The current fiscal year’s budget has been reduced by the government to Rs 1.692 trillion, or 90.99 percent of the original projection. Citing low foreign loan realization, delayed capital investment, and insufficient income collection, the government cut the budget.
The government cut the budgeted expenditure by Rs 168 billion compared to the amount allotted through the annual budget when it unveiled the mid-term review of the budget for FY 2024–2025 on Thursday. The government already announced a total budget of Rs 1.860 trillion for the current fiscal year.
Every administration now routinely announces an ambitious and inflated budget, only to eventually reduce it.
The government reduced the FY 2023–2024 budget by 12.62 percent to Rs 1.530 trillion in the midst of the fiscal year last year as well.
“Over ambitious” is how Finance Minister Bishnu Prasad Paudel described the current budget’s revenue collection aim during a press conference hosted by the Ministry of Finance (MoF) on Thursday.
On May 28, 2024, Barsha Man Pun, the finance minister at the time, made the FY 2024–2025 budget announcement for the previous government, which was led by Pushpa Kamal Dahal.
“Although the government is having trouble allocating sufficient funds for capital projects, the mandatory liabilities, multi-year project payments, and sudden increases in liabilities brought on by natural disasters have put additional strain on budgetary management,” Paudel stated.
The administration cut recurrent spending by 9.76 percent to Rs 1.029 trillion while examining the overall budget size. In the same vein, the capital spending goal was lowered from Rs 352.35 billion to Rs 299.50 billion. Only 18.29 percent (Rs 64.46 billion) of the funds allotted for development projects were spent by the government in the nearly seven months of the current fiscal year.
The MoF claims that the prolonged economic downturn is the primary reason why the government has been having trouble reaching its tax-collecting goal. The government lowered the income collection target from Rs 1.419 trillion to Rs 1.286 trillion, or Rs 133 billion, during the mid-term review. Furthermore, the objective for external borrowing has been lowered by 16.92 percent to Rs 180.83 billion.
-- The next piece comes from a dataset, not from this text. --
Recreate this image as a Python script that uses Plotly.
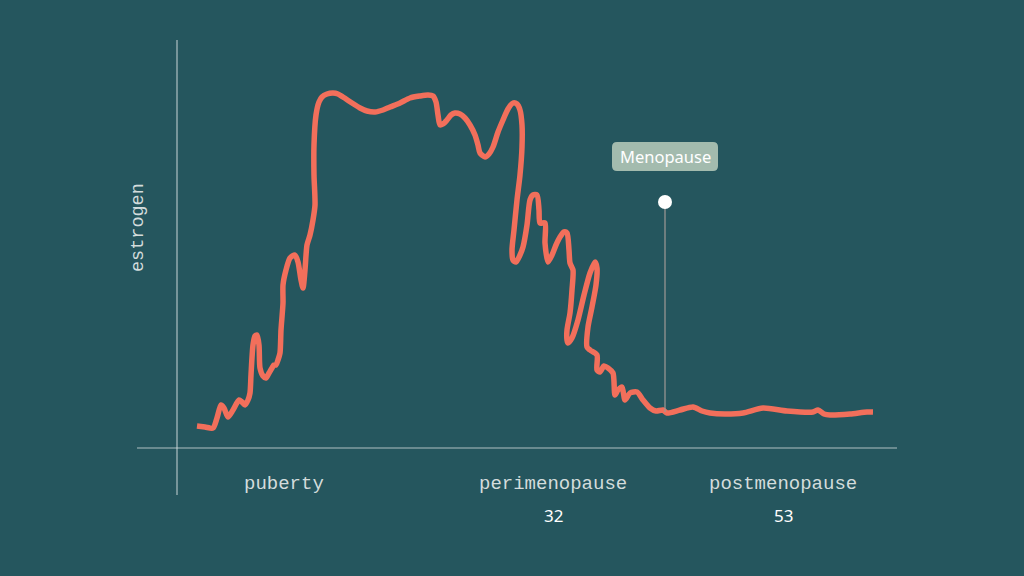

The government has fallen short of the goal, despite revenue collection rising 12.7% in the first half of the current fiscal year compared to the same period in the previous fiscal year. According to the budget analysis, it is because of the inflated goal that was set for this year.
For the current fiscal year, the yearly budget aims to attain a six percent economic growth rate. But the government is also likely to fall short of the growth goal. The National Statistics Office reports that in the first quarter of this year, the nation’s economic growth rate was a mere 3.4 percent.